Quand l’expression au pied de signifie « dans la partie inférieure de, au bas de », le nom pied reste au singulier. On écrira donc au pied de la montagne (c’est d’ailleurs à cette locution que le Piémont doit son nom), au pied de l’arbre, sans oublier le fameux c’est au pied du mur que l’on voit le maçon. On emploie bien sûr le pluriel quand le nom pied a son sens propre et que le contexte l’impose : Vercingétorix déposa ses armes aux pieds de César ; le chien dormait aux pieds de son maître ; sauter à pieds joints. Rappelons pour conclure que dans la locution à pied, le nom pied indique un moyen de déplacement et reste donc au singulier : elle est venue à pied ; la course à pied. Sur ce modèle, on peut aussi écrire à ski, même si la forme à skis se rencontre également.

« L’idée que Michel s’est fait » ou « L’idée que Michel s’est faite » ?

Le 6 octobre 2022

Emplois fautifs

On écrit L’idée que Michel s’est faite car, lorsqu’un verbe pronominal admet un complément d’objet direct (C.O.D.), l’accord du participe passé se fait comme lorsqu’un verbe transitif direct est employé avec l’auxiliaire avoir, c’est-à-dire avec ledit C.O.D. s’il est placé avant le verbe. Dans la phrase en question, le C.O.D. est le pronom relatif que, qui a pour antécédent le nom féminin idée. Si le complément d’objet direct est postposé, le participe passé restera invariable : Vous vous êtes fait d’inutiles frayeurs.

Être en charge de

Le 6 octobre 2022

Anglicismes, Néologismes & Mots voyageurs

L’expression anglaise to be in charge of est correcte dans la langue de Shakespeare, mais il convient de ne pas la traduire mot à mot en français. On ne dit pas en effet Il est en charge de ce projet mais Il a la charge de ce projet ou Il est chargé de ce projet. On évitera d’autant plus ce tour qu’il entraîne la prolifération d’autres formes tout aussi incorrectes comme Être en capacité de et Être en responsabilité.

on dit

on ne dit pas

Il a la charge, il est chargé de cette étude

Avoir la capacité, être capable d’agir, de comprendre

Cet homme politique a des responsabilités, exerce des fonctions importantes

Il est en charge de cette étude

Être en capacité d’agir, de comprendre


Cet homme politique est en responsabilité

 

« Connexion » au sens de « Relation, contact »

Le 6 octobre 2022

Anglicismes, Néologismes & Mots voyageurs

En 1971, le film américain The French Connection (La Filière française, au Québec) reçut cinq Oscars mais il causa quelques dommages à la langue française. Le premier arriva très vite. On oublia trop souvent que connexion, qui désigne le fait d’être connexe, était emprunté du latin connexio et non dérivé du verbe connecter, et la graphie « connection » se répandit. Le second fut un peu plus long à se faire sentir : ce mot est aujourd’hui employé, particulièrement dans le milieu professionnel, avec le sens de « lien », de « relation », de « contact ». Il s’agit là d’un anglicisme à proscrire et l’on ne dira pas Il a de nombreuses connexions (ni bien sûr connections !) dans le milieu du cinéma, mais Il a de nombreuses relations, de nombreux liens dans le milieu du cinéma.
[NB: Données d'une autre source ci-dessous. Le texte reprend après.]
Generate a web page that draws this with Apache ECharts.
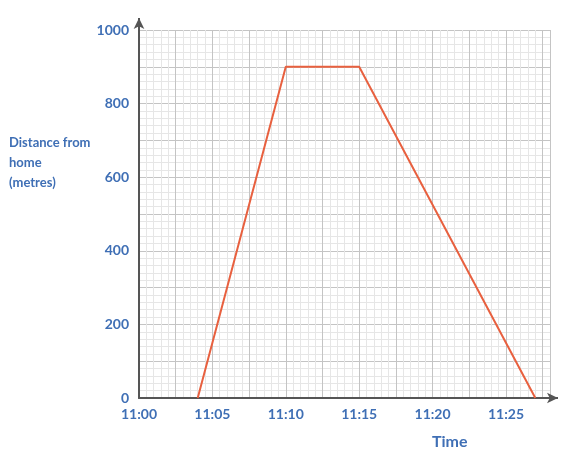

« Privilégier » au sens de « Préférer »

Le 6 octobre 2022

Extensions de sens abusives

Les verbes privilégier et préférer sont assez proches par le sens et supposent l’un et l’autre une forme de choix, d’élection ; dans certains cas ils sont synonymes, mais il convient de rappeler qu’ils ne se construisent pas de la même façon. Préférer s’emploie généralement avec deux compléments, le second étant introduit par la préposition à, tandis que privilégier s’emploie seul. On ne dira donc pas Il faut privilégier le vélo à la voiture mais Il faut privilégier le vélo ou Il faut préférer le vélo à la voiture.